Most AI pilots fail not because the tech doesn't work, but because organisations haven’t prepared their data, workflows, and leadership to operationalise AI.

C-Suite, at least the ones we see, everywhere are talking about AI strategies, AI roadmaps, AI transformation.


But, if you ask the same leaders how many AI initiatives have moved beyond the pilot stage as into actual live operations, actually owned by the business, and actually delivering measurable value… the number drops sharply.


No surprise. According to industry research, over 70% of AI projects never make it to production, and according to McKinsey, only around 15 % of companies claim that their generative-AI efforts are delivering meaningful EBIT impact, and less than one in ten have scaled AI beyond isolated use cases.


The enthusiasm is real. The investment is growing. But the impact? Too often stalled.

This isn't a technology problem. It's an execution problem. And it's costing organisations millions in wasted effort, missed opportunities, and compounding competitive disadvantage.
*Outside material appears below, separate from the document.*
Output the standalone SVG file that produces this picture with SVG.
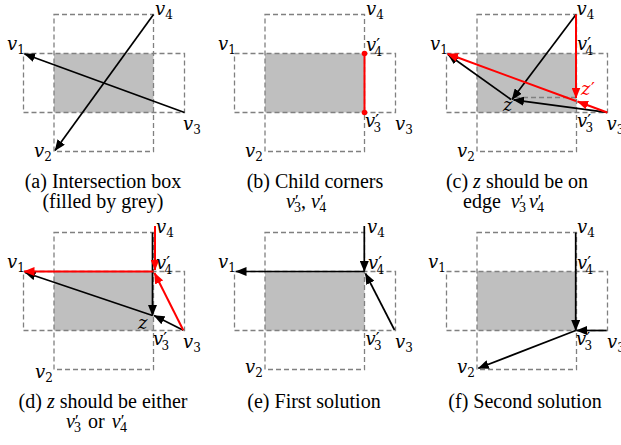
<svg xmlns="http://www.w3.org/2000/svg" width="621" height="445" viewBox="0 0 621 445">
<style>
.box{fill:none;stroke:#808080;stroke-width:1.3;stroke-dasharray:5 3}
.gf{fill:#bfbfbf}
.k{stroke:#000;stroke-width:1.7;fill:none;marker-end:url(#ak)}
.r{stroke:#f00;stroke-width:2;fill:none;marker-end:url(#ar)}
.rl{stroke:#f00;stroke-width:2;fill:none}
.dl{stroke:#808080;stroke-width:1.3;stroke-dasharray:5 3;fill:none}
.m{font-family:"DejaVu Serif","Noto Serif",serif;font-style:italic;font-size:18px;fill:#000}
.s{font-style:normal;font-size:12px}
.p{font-style:normal;font-size:17px}
.red{fill:#f00}
.cap{font-family:"Times New Roman","Liberation Serif",Tinos,serif;font-size:20px;text-anchor:middle;fill:#000}
.cm{font-family:"Times New Roman","Liberation Serif",Tinos,serif;font-size:20px;fill:#000}
.cs{font-style:normal;font-size:14px}
.cp{font-style:normal;font-size:17px}
.i{font-style:italic}
</style>
<defs>
<marker id="ak" markerUnits="userSpaceOnUse" markerWidth="11" markerHeight="9" viewBox="0 0 11 9" refX="10.5" refY="4.5" orient="auto"><path d="M0,0 L11,4.5 L0,9 z" fill="#000"/></marker>
<marker id="ar" markerUnits="userSpaceOnUse" markerWidth="11" markerHeight="9" viewBox="0 0 11 9" refX="10.5" refY="4.5" orient="auto"><path d="M0,0 L11,4.5 L0,9 z" fill="#f00"/></marker>
</defs>

<!-- (a) -->
<g id="panel-a">
<rect class="gf" x="54" y="53.5" width="99.5" height="59"/>
<rect class="box" x="54" y="14.5" width="99.5" height="137"/>
<rect class="box" x="23.5" y="53.5" width="161" height="59"/>
<g id="a-connectors">
<path class="k" d="M184.5,112.5 L24.5,54"/>
<path class="k" d="M153.5,14.5 L55,150.5"/>
</g>
<g id="a-labels">
<text class="m" x="155" y="15">v<tspan class="s" dy="4">4</tspan></text>
<text class="m" x="7" y="50">v<tspan class="s" dy="4">1</tspan></text>
<text class="m" x="183" y="130">v<tspan class="s" dy="4">3</tspan></text>
<text class="m" x="34" y="157">v<tspan class="s" dy="4">2</tspan></text>
</g>
</g>

<!-- (b) -->
<g id="panel-b" transform="translate(211,0)">
<rect class="gf" x="54" y="53.5" width="99.5" height="59"/>
<rect class="box" x="54" y="14.5" width="99.5" height="137"/>
<rect class="box" x="23.5" y="53.5" width="161" height="59"/>
<g id="b-connectors">
<path class="rl" d="M153.5,53.5 V112.5"/>
<circle cx="153.5" cy="53.5" r="2.8" fill="#f00"/>
<circle cx="153.5" cy="112.5" r="2.8" fill="#f00"/>
</g>
<g id="b-labels">
<text class="m" x="155" y="15">v<tspan class="s" dy="4">4</tspan></text>
<text class="m" x="7" y="50">v<tspan class="s" dy="4">1</tspan></text>
<text class="m" x="184" y="130">v<tspan class="s" dy="4">3</tspan></text>
<text class="m" x="34" y="157">v<tspan class="s" dy="4">2</tspan></text>
<text class="m" x="155" y="51">v<tspan class="p" dx="0" dy="-1">′</tspan><tspan class="s" dx="-5.5" dy="6">4</tspan></text>
<text class="m" x="154" y="127">v<tspan class="p" dx="0" dy="-1">′</tspan><tspan class="s" dx="-5.5" dy="6">3</tspan></text>
</g>
</g>

<!-- (c) -->
<g id="panel-c" transform="translate(423,0)">
<rect class="gf" x="54" y="53.5" width="99.5" height="59"/>
<rect class="box" x="54" y="14.5" width="99.5" height="137"/>
<rect class="box" x="23.5" y="53.5" width="161" height="59"/>
<g id="c-connectors">
<path class="dl" d="M92,97.5 L153,97.5"/>
<path class="k" d="M153,14.5 L89,99.5"/>
<path class="k" d="M184,112.3 L90.5,99.8"/>
<path class="k" d="M88,99.5 L25,54.5"/>
<path class="r" d="M153,14.5 L153,98"/>
<path class="r" d="M184.3,112.5 L154.5,101.5"/>
<path class="r" d="M153,101 L24.5,53.8"/>
</g>
<g id="c-labels">
<text class="m" x="153.5" y="15">v<tspan class="s" dy="4">4</tspan></text>
<text class="m" x="7" y="50">v<tspan class="s" dy="4">1</tspan></text>
<text class="m" x="183.5" y="130">v<tspan class="s" dy="4">3</tspan></text>
<text class="m" x="34" y="157">v<tspan class="s" dy="4">2</tspan></text>
<text class="m" x="154" y="50">v<tspan class="p" dx="0" dy="-1">′</tspan><tspan class="s" dx="-5.5" dy="6">4</tspan></text>
<text class="m" x="154" y="127">v<tspan class="p" dx="0" dy="-1">′</tspan><tspan class="s" dx="-5.5" dy="6">3</tspan></text>
<text class="m" x="80" y="111">z</text>
<text class="m red" x="158" y="95">z<tspan class="p" dx="0.5" dy="-1">′</tspan></text>
</g>
</g>

<!-- (d) -->
<g id="panel-d" transform="translate(0,218)">
<rect class="gf" x="54" y="53.5" width="99.5" height="59"/>
<rect class="box" x="54" y="14.5" width="99.5" height="137"/>
<rect class="box" x="23.5" y="53.5" width="161" height="59"/>
<g id="d-connectors">
<path class="k" d="M152.5,14.5 L152.5,97.5"/>
<path class="k" d="M183.3,112.3 L154,97.5"/>
<path class="k" d="M152.5,97.5 L25,54.5"/>
<path class="r" d="M155,8 L155,52"/>
<path class="r" d="M183.3,112.3 L154.5,55"/>
<path class="r" d="M153.5,53.5 L24,53.5"/>
</g>
<g id="d-labels">
<text class="m" x="156" y="15">v<tspan class="s" dy="4">4</tspan></text>
<text class="m" x="7" y="50">v<tspan class="s" dy="4">1</tspan></text>
<text class="m" x="183" y="130">v<tspan class="s" dy="4">3</tspan></text>
<text class="m" x="35" y="160">v<tspan class="s" dy="4">2</tspan></text>
<text class="m" x="156" y="51">v<tspan class="p" dx="0" dy="-1">′</tspan><tspan class="s" dx="-5.5" dy="6">4</tspan></text>
<text class="m" x="153" y="127">v<tspan class="p" dx="0" dy="-1">′</tspan><tspan class="s" dx="-5.5" dy="6">3</tspan></text>
<text class="m" x="138" y="111">z</text>
</g>
</g>

<!-- (e) -->
<g id="panel-e" transform="translate(211,218)">
<rect class="gf" x="54" y="53.5" width="99.5" height="59"/>
<rect class="box" x="54" y="14.5" width="99.5" height="137"/>
<rect class="box" x="23.5" y="53.5" width="161" height="59"/>
<g id="e-connectors">
<path class="k" d="M153.3,8 L153.3,53.5"/>
<path class="k" d="M153.5,53.5 L25,53.5"/>
<path class="k" d="M183.5,112 L154.5,55.5"/>
</g>
<g id="e-labels">
<text class="m" x="156" y="15">v<tspan class="s" dy="4">4</tspan></text>
<text class="m" x="7" y="50">v<tspan class="s" dy="4">1</tspan></text>
<text class="m" x="184" y="130">v<tspan class="s" dy="4">3</tspan></text>
<text class="m" x="34" y="155">v<tspan class="s" dy="4">2</tspan></text>
<text class="m" x="157" y="51">v<tspan class="p" dx="0" dy="-1">′</tspan><tspan class="s" dx="-5.5" dy="6">4</tspan></text>
<text class="m" x="154.5" y="127">v<tspan class="p" dx="0" dy="-1">′</tspan><tspan class="s" dx="-5.5" dy="6">3</tspan></text>
</g>
</g>

<!-- (f) -->
<g id="panel-f" transform="translate(423,218)">
<rect class="gf" x="54" y="53.5" width="99.5" height="59"/>
<rect class="box" x="54" y="14.5" width="99.5" height="137"/>
<rect class="box" x="23.5" y="53.5" width="161" height="59"/>
<g id="f-connectors">
<path class="k" d="M152.7,14.5 L152.7,112.5"/>
<path class="k" d="M183.7,112.5 L153.5,112.5"/>
<path class="k" d="M152.7,112.5 L55.3,150.3"/>
</g>
<g id="f-labels">
<text class="m" x="154" y="15">v<tspan class="s" dy="4">4</tspan></text>
<text class="m" x="5" y="50">v<tspan class="s" dy="4">1</tspan></text>
<text class="m" x="184" y="130">v<tspan class="s" dy="4">3</tspan></text>
<text class="m" x="34" y="155">v<tspan class="s" dy="4">2</tspan></text>
<text class="m" x="154" y="51">v<tspan class="p" dx="0" dy="-1">′</tspan><tspan class="s" dx="-5.5" dy="6">4</tspan></text>
<text class="m" x="153" y="127">v<tspan class="p" dx="0" dy="-1">′</tspan><tspan class="s" dx="-5.5" dy="6">3</tspan></text>
</g>
</g>

<!-- captions -->
<g id="captions">
<text class="cap" x="103" y="188">(a) Intersection box</text>
<text class="cap" x="103" y="208">(filled by grey)</text>
<text class="cap" x="315" y="188">(b) Child corners</text>
<text class="cm" x="286" y="208"><tspan class="i">v</tspan><tspan class="cp" dx="0" dy="-2">′</tspan><tspan class="cs" dx="-4.5" dy="6">3</tspan><tspan dy="-4">, </tspan><tspan class="i">v</tspan><tspan class="cp" dx="0" dy="-2">′</tspan><tspan class="cs" dx="-4.5" dy="6">4</tspan></text>
<text class="cap" x="517" y="188">(c) <tspan class="i">z</tspan> should be on</text>
<text class="cm" x="463" y="208">edge <tspan class="i" dx="5">v</tspan><tspan class="cp" dx="0" dy="-2">′</tspan><tspan class="cs" dx="-4.5" dy="6">3</tspan><tspan class="i" dx="3" dy="-4">v</tspan><tspan class="cp" dx="0" dy="-2">′</tspan><tspan class="cs" dx="-4.5" dy="6">4</tspan></text>
<text class="cap" x="103" y="408">(d) <tspan class="i">z</tspan> should be either</text>
<text class="cm" x="66" y="428"><tspan class="i">v</tspan><tspan class="cp" dx="0" dy="-2">′</tspan><tspan class="cs" dx="-4.5" dy="6">3</tspan><tspan dx="2" dy="-4"> or </tspan><tspan class="i" dx="2">v</tspan><tspan class="cp" dx="0" dy="-2">′</tspan><tspan class="cs" dx="-4.5" dy="6">4</tspan></text>
<text class="cap" x="314" y="408">(e) First solution</text>
<text class="cap" x="525" y="408">(f) Second solution</text>
</g>
</svg>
The Problem Isn't AI. It's How We Approach It


Many organisations treat AI like an experiment:

  • A proof-of-concept here

  • A test use case there

  • A task force exploring possibilities

  • A sandbox environment disconnected from real systems


These initiatives create activity, not transformation. Like the saying of mixing up process with progress! They generate excitement in boardrooms but leave operational teams unchanged.


AI doesn't fail because the algorithms don't work. AI fails because the business isn't ready to adopt, scale, or trust it.


The gap isn't technical capability. It's organisational readiness. And that gap is widening as expectations rise faster than delivery.


AI Needs to Start With a Business Outcome. Not a Demo


An AI pilot without a real business case is just a lab exercise. It might impress stakeholders for a quarter, but it won't survive budget reviews or drive lasting change.

Before a single model is trained, teams should be able to answer:


  1. What problem are we solving? Revenue growth? Cost efficiency? Risk reduction? Customer experience improvement? Be specific. "Exploring AI opportunities" isn't a strategy.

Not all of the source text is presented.